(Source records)
%%

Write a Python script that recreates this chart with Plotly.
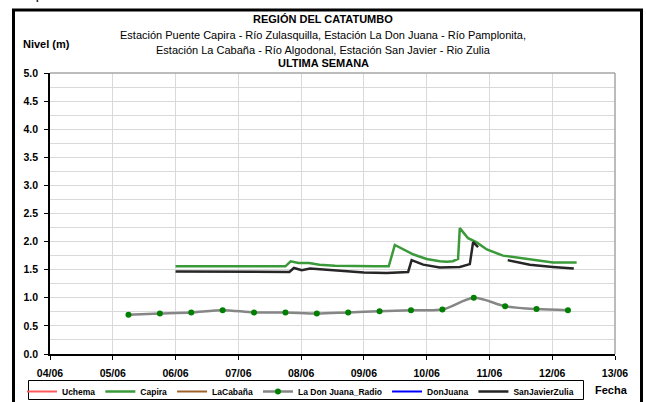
import plotly.graph_objects as go

# Level readings (m) per station
capira_t = ["2014-06-06 00:00", "2014-06-06 08:00", "2014-06-06 16:00", "2014-06-07 00:00",
            "2014-06-07 08:00", "2014-06-07 18:00", "2014-06-07 20:00", "2014-06-07 23:00",
            "2014-06-08 03:00", "2014-06-08 07:00", "2014-06-08 13:00", "2014-06-08 20:00",
            "2014-06-09 04:00", "2014-06-09 09:30", "2014-06-09 11:50", "2014-06-09 19:00",
            "2014-06-10 00:00", "2014-06-10 05:00", "2014-06-10 07:40", "2014-06-10 10:00",
            "2014-06-10 12:00", "2014-06-10 12:40", "2014-06-10 15:50", "2014-06-10 19:00",
            "2014-06-10 23:00", "2014-06-11 05:10", "2014-06-11 15:30", "2014-06-12 00:15",
            "2014-06-12 09:20"]
capira_v = [1.56, 1.56, 1.55, 1.56,
            1.55, 1.56, 1.65, 1.62,
            1.62, 1.59, 1.57, 1.56,
            1.56, 1.56, 1.94, 1.77,
            1.69, 1.65, 1.64, 1.65,
            1.69, 2.24, 2.06, 1.99,
            1.86, 1.75, 1.69, 1.63,
            1.63]

sanjavier_t = ["2014-06-06 00:00", "2014-06-06 06:00", "2014-06-06 12:00", "2014-06-06 18:00",
               "2014-06-07 00:00", "2014-06-07 06:00", "2014-06-07 12:00", "2014-06-07 19:30",
               "2014-06-07 21:15", "2014-06-08 00:15", "2014-06-08 03:25", "2014-06-08 10:00",
               "2014-06-08 16:00", "2014-06-09 00:00", "2014-06-09 08:40", "2014-06-09 16:55",
               "2014-06-09 18:15", "2014-06-09 22:40", "2014-06-10 05:00", "2014-06-10 12:40",
               "2014-06-10 16:30", "2014-06-10 17:45", "2014-06-10 19:40", "2014-06-11 00:00",
               "2014-06-11 07:00", "2014-06-11 15:25", "2014-06-12 00:15", "2014-06-12 08:15"]
sanjavier_v = [1.47, 1.47, 1.46, 1.46,
               1.46, 1.46, 1.47, 1.46,
               1.53, 1.49, 1.52, 1.50,
               1.47, 1.45, 1.44, 1.46,
               1.67, 1.59, 1.54, 1.55,
               1.60, 1.99, 1.90, None,
               1.67, 1.59, 1.55, 1.52]

radio_t = ["2014-06-05 06:00", "2014-06-05 18:00", "2014-06-06 06:00", "2014-06-06 18:00",
           "2014-06-07 06:00", "2014-06-07 18:00", "2014-06-08 06:00", "2014-06-08 18:00",
           "2014-06-09 06:00", "2014-06-09 18:00", "2014-06-10 06:00", "2014-06-10 18:00",
           "2014-06-11 06:00", "2014-06-11 18:00", "2014-06-12 06:00"]
radio_v = [0.70, 0.72, 0.74, 0.78, 0.74, 0.74, 0.72, 0.74,
           0.76, 0.78, 0.79, 1.00, 0.85, 0.80, 0.78]

# Stations without readings this week
empty_t = [None]
empty_v = [None]

y_ticks = [0.0, 0.5, 1.0, 1.5, 2.0, 2.5, 3.0, 3.5, 4.0, 4.5, 5.0]
x_range = ["2014-06-04", "2014-06-13"]

FONT = "Liberation Sans, Arial, sans-serif"

fig = go.Figure()
fig.add_trace(go.Scatter(x=empty_t, y=empty_v, name="Uchema", mode="lines",
                         line=dict(color="#ff5b5b", width=2)))
fig.add_trace(go.Scatter(x=capira_t, y=capira_v, name="Capira", mode="lines",
                         line=dict(color="#3a9a3a", width=2.5)))
fig.add_trace(go.Scatter(x=empty_t, y=empty_v, name="LaCabaña", mode="lines",
                         line=dict(color="#a0622d", width=2)))
fig.add_trace(go.Scatter(x=radio_t, y=radio_v, name="La Don Juana_Radio", mode="lines+markers",
                         line=dict(color="#868686", width=2.5, shape="spline", smoothing=0.8),
                         marker=dict(color="#008000", size=6)))
fig.add_trace(go.Scatter(x=empty_t, y=empty_v, name="DonJuana", mode="lines",
                         line=dict(color="#0000ff", width=2)))
fig.add_trace(go.Scatter(x=sanjavier_t, y=sanjavier_v, name="SanJavierZulia", mode="lines",
                         line=dict(color="#262626", width=2.5), connectgaps=False))

L, R, T, B = 50, 31, 73, 48
W, H = 646, 402
pw, ph = W - L - R, H - T - B


def px(x):
    return (x - L) / pw


def py(y):
    return (H - B - y) / ph


grid = "#d9d9d9"
fig.update_layout(
    width=W, height=H,
    margin=dict(l=L, r=R, t=T, b=B, autoexpand=False),
    paper_bgcolor="white", plot_bgcolor="white",
    font=dict(family=FONT, color="black"),
    showlegend=True,
    legend=dict(orientation="h", x=px(22), y=py(377), xanchor="left", yanchor="top",
                borderwidth=0, bgcolor="rgba(0,0,0,0)",
                font=dict(family=FONT, size=8.5, weight=700), itemwidth=30,
                tracegroupgap=0),
    xaxis=dict(type="date", range=x_range, dtick=86400000, tickformat="%d/%m",
               showgrid=True, gridcolor=grid, gridwidth=1,
               showline=True, linecolor="black", linewidth=1.5,
               ticks="outside", ticklen=4, tickcolor="black",
               tickfont=dict(family=FONT, size=10.5, weight=700), ticklabelstandoff=5,
               zeroline=False, fixedrange=True),
    yaxis=dict(range=[0, 5], tickvals=y_ticks, tickformat=".1f",
               showgrid=True, gridcolor=grid, gridwidth=1,
               minor=dict(dtick=0.25, showgrid=True, gridcolor=grid, gridwidth=1),
               showline=True, linecolor="black", linewidth=1.5,
               ticks="outside", ticklen=4, tickcolor="black",
               tickfont=dict(family=FONT, size=10.5, weight=700), ticklabelstandoff=4,
               zeroline=False, fixedrange=True),
)

# plot frame (top/right), legend box and outer chart border
fig.add_shape(type="line", xref="paper", yref="paper", x0=0, x1=1, y0=1, y1=1,
              line=dict(color="#a6a6a6", width=1.5))
fig.add_shape(type="line", xref="paper", yref="paper", x0=1, x1=1, y0=0, y1=1,
              line=dict(color="#a6a6a6", width=1.5))
fig.add_shape(type="rect", xref="paper", yref="paper",
              x0=px(28.5), x1=px(583.5), y0=py(380.5), y1=py(399.5),
              line=dict(color="black", width=1), fillcolor="rgba(0,0,0,0)")
fig.add_shape(type="rect", xref="paper", yref="paper",
              x0=px(13.5), x1=px(641.5), y0=py(10), y1=py(410),
              line=dict(color="black", width=3), fillcolor="rgba(0,0,0,0)")

titles = [
    ("<b>REGIÓN DEL CATATUMBO</b>", 19),
    ("Estación Puente Capira - Río Zulasquilla, Estación La Don Juana - Río Pamplonita,", 35),
    ("Estación La Cabaña - Río Algodonal, Estación San Javier - Rio Zulia", 50),
    ("<b>ULTIMA SEMANA</b>", 63),
]
for text, yy in titles:
    fig.add_annotation(text=text, xref="paper", yref="paper", x=px(323), y=py(yy),
                       xanchor="center", yanchor="middle", showarrow=False,
                       font=dict(family=FONT, size=11, color="black"))

fig.add_annotation(text="<b>Nivel (m)</b>", xref="paper", yref="paper", x=px(46), y=py(44),
                   xanchor="center", yanchor="middle", showarrow=False,
                   font=dict(family=FONT, size=11, color="black"))
fig.add_annotation(text="<b>Fecha</b>", xref="paper", yref="paper", x=px(611), y=py(390),
                   xanchor="center", yanchor="middle", showarrow=False,
                   font=dict(family=FONT, size=11, color="black"))
fig.add_annotation(text="Pamplonita.", xref="paper", yref="paper", x=px(0), y=py(5),
                   xanchor="left", yanchor="bottom", showarrow=False,
                   font=dict(family="Open Sans, sans-serif", size=16, color="black"))

fig.write_html("out.html")
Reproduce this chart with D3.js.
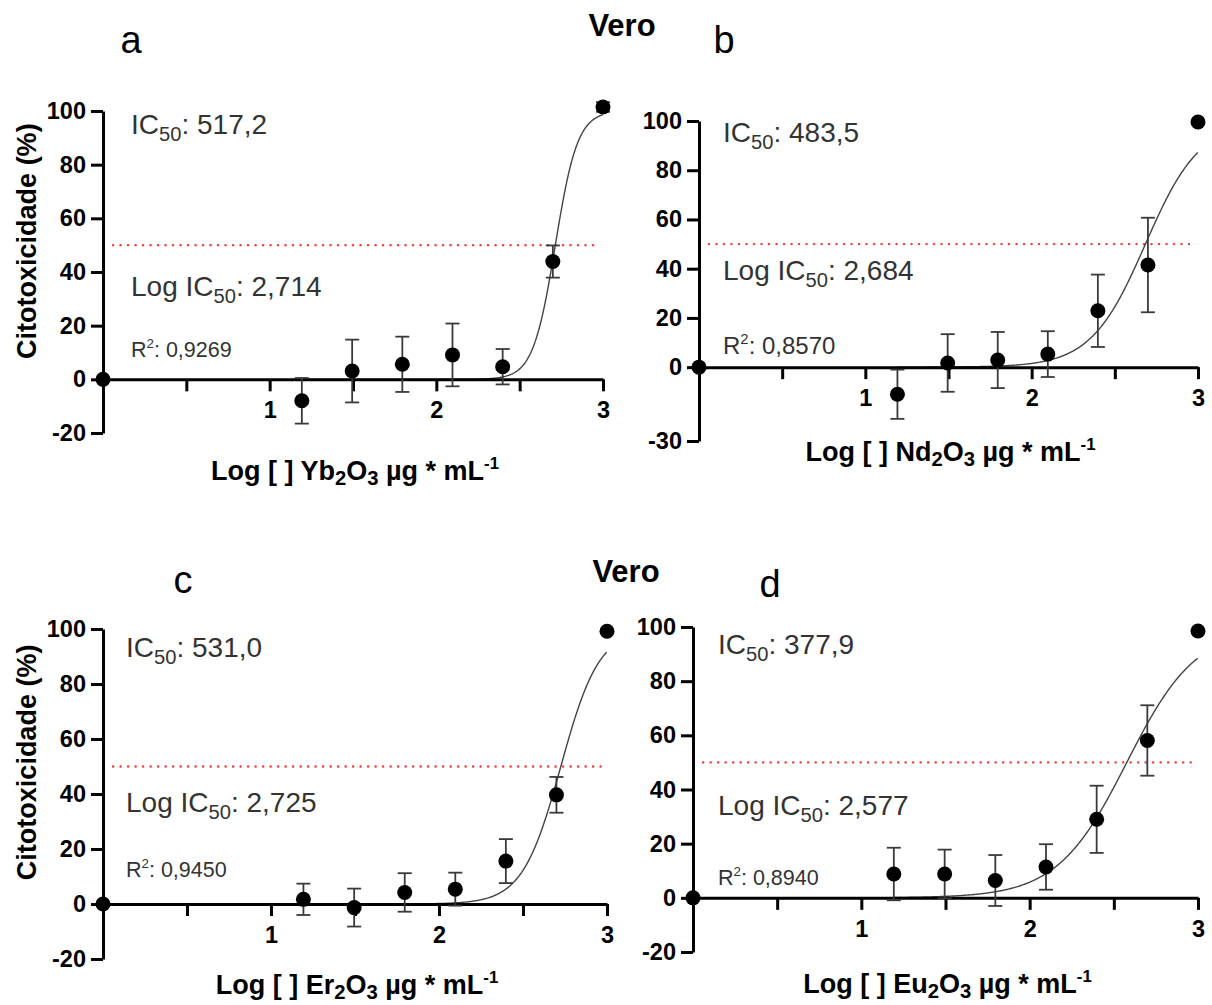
<!DOCTYPE html>
<html>
<head>
<meta charset="utf-8">
<script src="https://cdn.jsdelivr.net/npm/d3@7"></script>
<style>
  html, body { margin: 0; padding: 0; background: #fff; }
  svg { display: block; font-family: "Liberation Sans", Arial, sans-serif; }
</style>
</head>
<body>
<svg id="chart" width="1212" height="1005"></svg>
<script>
// Log10 concentration of each tested dose (0 = untreated control)
const logDose = [0, 1.193, 1.495, 1.796, 2.097, 2.398, 2.699, 3.0];

// Mean cytotoxicity (%) and standard deviation for each oxide
const meanYb = [0, -8.0, 3.1, 5.6, 9.1, 4.7, 43.9, 101.5];
const sdYb   = [0, 8.5, 11.7, 10.3, 11.7, 6.6, 6.0, 1.8];
const meanNd = [0, -11.0, 1.7, 2.9, 5.3, 22.9, 41.5, 99.6];
const sdNd   = [0, 10.0, 11.7, 11.4, 9.3, 14.7, 19.2, 0];
const meanEr = [0, 1.7, -1.3, 4.2, 5.4, 15.6, 39.7, 99.2];
const sdEr   = [0, 5.7, 6.9, 7.0, 6.0, 8.0, 6.5, 0];
const meanEu = [0, 8.8, 8.8, 6.4, 11.4, 29.0, 58.1, 98.5];
const sdEu   = [0, 9.7, 9.0, 9.4, 8.4, 12.4, 13.0, 0];

// Dose-response fit results (bottom 0, top 100)
const logIC50 = [2.714, 2.684, 2.725, 2.577];
const hillSlope = [6.5, 2.65, 3.8, 2.1];
const ic50Text = ["517,2", "483,5", "531,0", "377,9"];
const logIC50Text = ["2,714", "2,684", "2,725", "2,577"];
const r2Text = ["0,9269", "0,8570", "0,9450", "0,8940"];

// Panel labels and axis annotations
const panelLetters = ["a", "b", "c", "d"];
const oxideSymbol = [["Yb", "O"], ["Nd", "O"], ["Er", "O"], ["Eu", "O"]];
const yTicksA = [-20, 0, 20, 40, 60, 80, 100];
const yTicksB = [-30, 0, 20, 40, 60, 80, 100];
const xTicks = [0.5, 1, 1.5, 2, 2.5, 3];
const xTickLabels = ["", "1", "", "2", "", "3"];
const cellLine = "Vero";

const series = [
  { mean: meanYb, sd: sdYb, yTicks: yTicksA },
  { mean: meanNd, sd: sdNd, yTicks: yTicksB },
  { mean: meanEr, sd: sdEr, yTicks: yTicksA },
  { mean: meanEu, sd: sdEu, yTicks: yTicksA }
];

// Frame of each panel on the page
const layout = [
  { x0: 103, x3: 603, yTop: 111, yBot: 433, yAxisTitle: true, letter: [131, 53], vero: [622, 36],
    txt: [131, 134, 296, 357], r2size: 21.5, xTitleY: 480 },
  { x0: 699, x3: 1198, yTop: 121, yBot: 441, yAxisTitle: false, letter: [724, 53], vero: null,
    txt: [723, 142, 280, 354], r2size: 24, xTitleY: 461 },
  { x0: 103, x3: 607, yTop: 629, yBot: 959, yAxisTitle: true, letter: [183, 593], vero: [626, 582],
    txt: [126, 657, 812, 877], r2size: 21.5, xTitleY: 994 },
  { x0: 693, x3: 1198, yTop: 627, yBot: 952, yAxisTitle: false, letter: [770, 597], vero: null,
    txt: [718, 654, 815, 885], r2size: 21.5, xTitleY: 993 }
];

const svg = d3.select("#chart");

// Append a text element made of plain / subscript / superscript runs
function richText(g, x, y, parts, size, opts = {}) {
  const subScale = opts.subScale || 0.72;
  const subDrop = opts.subDrop || 0.24;
  const t = g.append("text")
    .attr("x", x).attr("y", y)
    .attr("font-size", size)
    .attr("font-weight", opts.bold ? "bold" : "normal")
    .attr("fill", opts.fill || "#000")
    .attr("text-anchor", opts.anchor || "start");
  let shift = 0;
  parts.forEach(p => {
    const s = t.append("tspan").text(p.t);
    let target = 0;
    if (p.sub) { s.attr("font-size", size * subScale); target = size * subDrop; }
    else if (p.sup) { s.attr("font-size", size * 0.62); target = -size * 0.42; }
    if (target - shift !== 0) s.attr("dy", target - shift);
    shift = target;
  });
  return t;
}

series.forEach((s, i) => {
  const L = layout[i];
  const g = svg.append("g");
  const x = d3.scaleLinear().domain([0, 3]).range([L.x0, L.x3]);
  const y = d3.scaleLinear().domain([s.yTicks[0], 100]).range([L.yBot, L.yTop]);

  // 50 % reference line
  g.append("line")
    .attr("x1", x(0.06)).attr("x2", x(2.98))
    .attr("y1", y(50)).attr("y2", y(50))
    .attr("stroke", "#f23a3a").attr("stroke-width", 2.4)
    .attr("stroke-linecap", "round")
    .attr("stroke-dasharray", "0.1 7.4");

  // Fitted sigmoidal curve
  const fit = d3.range(1.193, 3.0001, 0.005).map(v => [v, 100 / (1 + Math.pow(10, (logIC50[i] - v) * hillSlope[i]))]);
  g.append("path")
    .attr("d", d3.line().x(d => x(d[0])).y(d => y(d[1]))(fit))
    .attr("fill", "none").attr("stroke", "#444").attr("stroke-width", 1.4);

  // Y axis
  const yAxis = g.append("g")
    .attr("transform", `translate(${L.x0},0)`)
    .call(d3.axisLeft(y).tickValues(s.yTicks).tickSize(12).tickSizeOuter(0).tickPadding(5)
      .tickFormat(d => String(d)));
  // X axis along y = 0
  const xAxis = g.append("g")
    .attr("transform", `translate(0,${y(0)})`)
    .call(d3.axisBottom(x).tickValues(xTicks).tickSize(12).tickSizeOuter(0).tickPadding(10)
      .tickFormat((d, k) => xTickLabels[k]));
  [yAxis, xAxis].forEach(a => {
    a.selectAll("path.domain").attr("stroke", "#000").attr("stroke-width", 3);
    a.selectAll(".tick line").attr("stroke", "#000").attr("stroke-width", 3);
    a.selectAll(".tick text").attr("fill", "#000").attr("font-size", 23.5).attr("font-weight", "bold")
      .attr("font-family", "Liberation Sans, Arial, sans-serif");
  });

  // Error bars
  const pts = logDose.map((d, k) => ({ x: d, m: s.mean[k], sd: s.sd[k] }));
  const eb = g.append("g").attr("stroke", "#3a3a3a").attr("stroke-width", 1.8);
  pts.filter(p => p.sd > 0).forEach(p => {
    eb.append("line").attr("x1", x(p.x)).attr("x2", x(p.x)).attr("y1", y(p.m - p.sd)).attr("y2", y(p.m + p.sd));
    [p.m - p.sd, p.m + p.sd].forEach(v => {
      eb.append("line").attr("x1", x(p.x) - 7).attr("x2", x(p.x) + 7).attr("y1", y(v)).attr("y2", y(v));
    });
  });

  // Mean points
  g.selectAll("circle.pt").data(pts).enter().append("circle")
    .attr("class", "pt")
    .attr("cx", d => x(d.x)).attr("cy", d => y(d.m)).attr("r", 7.5)
    .attr("fill", "#000");

  // Fit annotations
  const [tx, t1, t2, t3] = L.txt;
  richText(g, tx, t1, [{ t: "IC" }, { t: "50", sub: true }, { t: ": " + ic50Text[i] }], 28, { fill: "#333" });
  richText(g, tx, t2, [{ t: "Log IC" }, { t: "50", sub: true }, { t: ": " + logIC50Text[i] }], 28, { fill: "#333" });
  richText(g, tx, t3, [{ t: "R" }, { t: "2", sup: true }, { t: ": " + r2Text[i] }], L.r2size, { fill: "#333" });

  // X axis title
  const [el, ox] = oxideSymbol[i];
  richText(g, (L.x0 + L.x3) / 2 + 2, L.xTitleY, [
    { t: "Log [ ] " + el }, { t: "2", sub: true }, { t: ox }, { t: "3", sub: true },
    { t: " µg * mL" }, { t: "-1", sup: true }
  ], 27, { bold: true, anchor: "middle", subScale: 0.75, subDrop: 0.2 });

  // Y axis title
  if (L.yAxisTitle) {
    g.append("text")
      .attr("transform", `translate(36,${y(51.5)}) rotate(-90)`)
      .attr("text-anchor", "middle")
      .attr("font-size", 27).attr("font-weight", "bold")
      .text("Citotoxicidade (%)");
  }

  // Panel letter and cell-line heading
  g.append("text").attr("x", L.letter[0]).attr("y", L.letter[1])
    .attr("text-anchor", "middle").attr("font-size", 38).text(panelLetters[i]);
  if (L.vero) {
    g.append("text").attr("x", L.vero[0]).attr("y", L.vero[1])
      .attr("text-anchor", "middle").attr("font-size", 31).attr("font-weight", "bold").text(cellLine);
  }
});
</script>
</body>
</html>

%%

| EXERCISE INSTRUCTIONS |
How many lines in these entries hold the string "chart"? Answer with the number alone.

| TASK RESULT |
5